Aim: Lift out each line of the data that holds "chart".

Stored items
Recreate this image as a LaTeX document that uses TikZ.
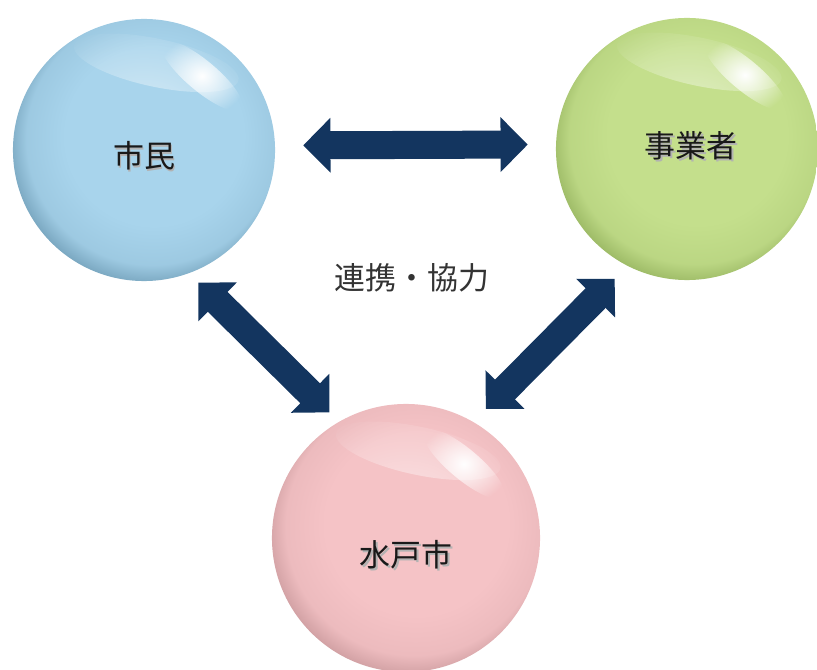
\documentclass[tikz,border=0pt]{standalone}
\usepackage{fontspec}
\setmainfont{Noto Sans CJK JP}
\usetikzlibrary{arrows.meta,fadings,calc}

\definecolor{arrownavy}{HTML}{13355F}
\definecolor{shiminblue}{HTML}{A8D4EC}
\definecolor{shiminrim}{HTML}{5E8CA6}
\definecolor{jigyogreen}{HTML}{C4DF8C}
\definecolor{jigyorim}{HTML}{86A550}
\definecolor{suitopink}{HTML}{F5C3C6}
\definecolor{suitorim}{HTML}{BC8C8F}

% ball shadings: flat centre, darker rim (most at the lower left)
\newcommand\ballshading[3]{%
  \pgfdeclareradialshading{#1}{\pgfpoint{3bp}{4bp}}{%
    color(0bp)=(#2); color(17bp)=(#2); color(24bp)=(#2!85!#3);
    color(30bp)=(#3); color(50bp)=(#3)}}
\ballshading{shiminball}{shiminblue}{shiminrim}
\ballshading{jigyoball}{jigyogreen}{jigyorim}
\ballshading{suitoball}{suitopink}{suitorim}

\tikzfading[name=glintfade, inner color=transparent!0, outer color=transparent!100]

% name on a ball, with a soft drop shadow
\newcommand\ballname[2][0pt]{\raisebox{#1}[0pt][0pt]{%
  \rlap{\kern1.3pt\raisebox{-1.3pt}{\color{black!30}#2}}#2}}

\begin{document}
\begin{tikzpicture}[x=0.025cm, y=-0.025cm]
  \tikzset{
    glint/.style={path picture={
      \fill[white, opacity=.7, path fading=glintfade]
        ($(path picture bounding box.center)+(82:2.2cm)$)
        ellipse [x radius=2.1cm, y radius=.6cm, rotate=-12];
      \fill[white, opacity=1, path fading=glintfade]
        ($(path picture bounding box.center)+(52:2.35cm)$)
        ellipse [x radius=1.3cm, y radius=.38cm, rotate=-40];
    }},
    ball/.style={circle, shade, inner sep=0pt, minimum size=6.55cm, glint,
      font=\fontsize{22pt}{26pt}\selectfont, text=black!90},
    link/.style={arrownavy, line width=0.7cm,
      {Triangle[width=1.33cm, length=0.68cm]}-{Triangle[width=1.33cm, length=0.68cm]}}
  }
  \useasboundingbox (0,0) rectangle (817,670);

  % the three partners
  \node[ball, shading=shiminball] (shimin) at (144,150) {\ballname[-12.7pt]{市民}};
  \node[ball, shading=jigyoball] (jigyo) at (687,149) {\ballname[-6.3pt]{\hspace{6pt}事業者}};
  \node[ball, shading=suitoball, minimum size=6.7cm] (suito) at (406,538) {\ballname[-20.4pt]{水戸市}};

  \node[font=\fontsize{22pt}{26pt}\selectfont, text=black!80] (renkei) at (412,278) {連携・協力};

  % arrows between them
  \draw[link, shorten <=0.7cm, shorten >=0.7cm] (shimin.2) -- (jigyo.178);
  \draw[link, shorten <=0.33cm, shorten >=0.33cm] (shimin.-70) -- (suito.120);
  \draw[link, shorten <=0.45cm, shorten >=0.45cm] (jigyo.-117) -- (suito.60);
\end{tikzpicture}
\end{document}
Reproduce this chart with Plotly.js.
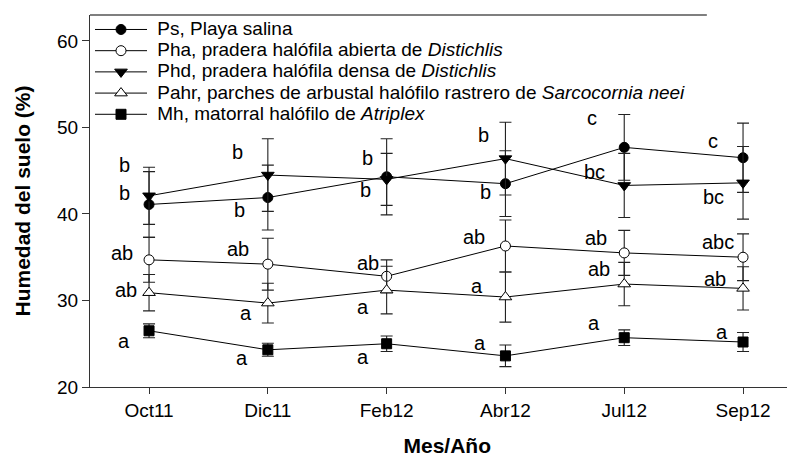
<!DOCTYPE html>
<html>
<head>
<meta charset="utf-8">
<script src="https://cdn.plot.ly/plotly-3.0.1.min.js"></script>
<style>html,body{margin:0;padding:0;background:#fff;}#chart{width:790px;height:457px;}</style>
</head>
<body>
<div id="chart"></div>
<script>
// ---- data ----
const months = ['Oct11', 'Dic11', 'Feb12', 'Abr12', 'Jul12', 'Sep12'];

const psMean   = [41.1, 41.9, 44.3, 43.5, 47.7, 46.5];
const psErr    = [3.8, 3.75, 4.4, 3.8, 3.8, 4.0];
const phaMean  = [34.7, 34.2, 32.8, 36.3, 35.5, 35.0];
const phaErr   = [2.6, 3.0, 1.9, 3.0, 2.6, 2.7];
const phdMean  = [42.1, 44.5, 44.0, 46.4, 43.3, 43.6];
const phdErr   = [3.3, 4.2, 3.0, 4.2, 3.7, 4.2];
const pahrMean = [30.9, 29.7, 31.2, 30.4, 31.9, 31.4];
const pahrErr  = [2.1, 2.3, 2.75, 2.9, 2.5, 2.5];
const mhMean   = [26.5, 24.3, 25.0, 23.6, 25.7, 25.2];
const mhErr    = [0.8, 0.75, 0.9, 1.25, 0.9, 1.1];

const psLetters   = ['b', 'b', 'b', 'b', 'c', 'c'];
const phaLetters  = ['ab', 'ab', 'ab', 'ab', 'ab', 'abc'];
const phdLetters  = ['b', 'b', 'b', 'b', 'bc', 'bc'];
const pahrLetters = ['ab', 'a', 'a', 'a', 'ab', 'ab'];
const mhLetters   = ['a', 'a', 'a', 'a', 'a', 'a'];

const names = [
  'Ps, Playa salina',
  'Pha, pradera halófila abierta de <i>Distichlis</i>',
  'Phd, pradera halófila densa de <i>Distichlis</i>',
  'Pahr, parches de arbustal halófilo rastrero de <i>Sarcocornia neei</i>',
  'Mh, matorral halófilo de <i>Atriplex</i>'
];

// ---- styling / positions (pixel offsets of the letters from their point) ----
const letterShift = {
  ps:   [[-25, 11.5], [-28, -12.4], [-19, 19], [-20, -8], [-32, 29], [-30, 17]],
  pha:  [[-27, 7], [-30, 15], [-19, 13], [-31, 9], [-28, 15], [-25, 15]],
  phd:  [[-25, 31], [-30, 23], [-21, -10.6], [-22, 24], [-30, 13.5], [-30, -14]],
  pahr: [[-23, 3], [-22, -10], [-24, -17], [-28, 11], [-25, 15], [-28, 9]],
  mh:   [[-25, -10], [-26, -8], [-24, -13], [-25, 13], [-30, 15], [-21, 10]]
};

const FONT = 'Liberation Sans, Arial, sans-serif';
const errStyle = (arr) => ({type: 'data', array: arr, visible: true, color: '#222', thickness: 1.1, width: 6});
const lineStyle = {color: '#000', width: 1};

const series = [
  {key: 'ps',   mean: psMean,   err: psErr,   letters: psLetters,   marker: {symbol: 'circle', size: 10, color: '#000', line: {color: '#000', width: 1}}},
  {key: 'pha',  mean: phaMean,  err: phaErr,  letters: phaLetters,  marker: {symbol: 'circle', size: 10, color: '#fff', line: {color: '#000', width: 1}}},
  {key: 'phd',  mean: phdMean,  err: phdErr,  letters: phdLetters,  marker: {symbol: 'triangle-down', size: 11, color: '#000', line: {color: '#000', width: 1}}},
  {key: 'pahr', mean: pahrMean, err: pahrErr, letters: pahrLetters, marker: {symbol: 'triangle-up', size: 11, color: '#fff', line: {color: '#000', width: 1}}},
  {key: 'mh',   mean: mhMean,   err: mhErr,   letters: mhLetters,   marker: {symbol: 'square', size: 10, color: '#000', line: {color: '#000', width: 1}}}
];

const traces = series.map((s, i) => ({
  type: 'scatter',
  mode: 'lines+markers',
  x: months,
  y: s.mean,
  name: '<span style="font-size:19px">&nbsp;' + names[i] + '</span>',
  line: lineStyle,
  marker: s.marker,
  error_y: errStyle(s.err),
  cliponaxis: false
}));

const annotations = [];
series.forEach(s => {
  s.letters.forEach((t, j) => {
    annotations.push({
      x: months[j], y: s.mean[j], xref: 'x', yref: 'y',
      text: t, showarrow: false,
      xshift: letterShift[s.key][j][0], yshift: letterShift[s.key][j][1],
      font: {family: FONT, size: 20, color: '#000'}
    });
  });
});

const layout = {
  width: 790, height: 457,
  margin: {l: 90, r: 3, t: 15, b: 70},
  paper_bgcolor: '#fff', plot_bgcolor: '#fff',
  font: {family: FONT, size: 19, color: '#000'},
  showlegend: true,
  legend: {
    x: 0, y: 1.003, xanchor: 'left', yanchor: 'top',
    bgcolor: 'rgba(0,0,0,0)', borderwidth: 0,
    font: {family: FONT, size: 14, color: '#000'},
    itemwidth: 52, tracegroupgap: 0
  },
  xaxis: {
    type: 'category',
    range: [-0.497, 5.37],
    showgrid: false, zeroline: false,
    showline: true, linecolor: '#333', linewidth: 1,
    ticks: 'outside', ticklen: 6, tickcolor: '#333',
    tickfont: {family: FONT, size: 19},
    title: {text: '&nbsp;&nbsp;&nbsp;<b>Mes/Año</b>', font: {family: FONT, size: 21}, standoff: 22}
  },
  yaxis: {
    range: [20, 63.0],
    tickvals: [20, 30, 40, 50, 60],
    showgrid: false, zeroline: false,
    showline: true, linecolor: '#333', linewidth: 1,
    ticks: 'outside', ticklen: 7, tickcolor: '#333',
    tickfont: {family: FONT, size: 19},
    title: {text: '<b>Humedad del suelo (%)</b>', font: {family: FONT, size: 21}, standoff: 20}
  },
  shapes: [
    {type: 'line', xref: 'paper', yref: 'paper', x0: 0, x1: 0.885, y0: 1, y1: 1, line: {color: '#555', width: 1.5}}
  ],
  annotations: annotations
};

Plotly.newPlot('chart', traces, layout, {displayModeBar: false, staticPlot: true});
</script>
</body>
</html>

Complete response:
Reproduce this chart with Plotly.js.
<style>html,body{margin:0;padding:0;background:#fff;}#chart{width:790px;height:457px;}</style>
<div id="chart"></div>
Plotly.newPlot('chart', traces, layout, {displayModeBar: false, staticPlot: true});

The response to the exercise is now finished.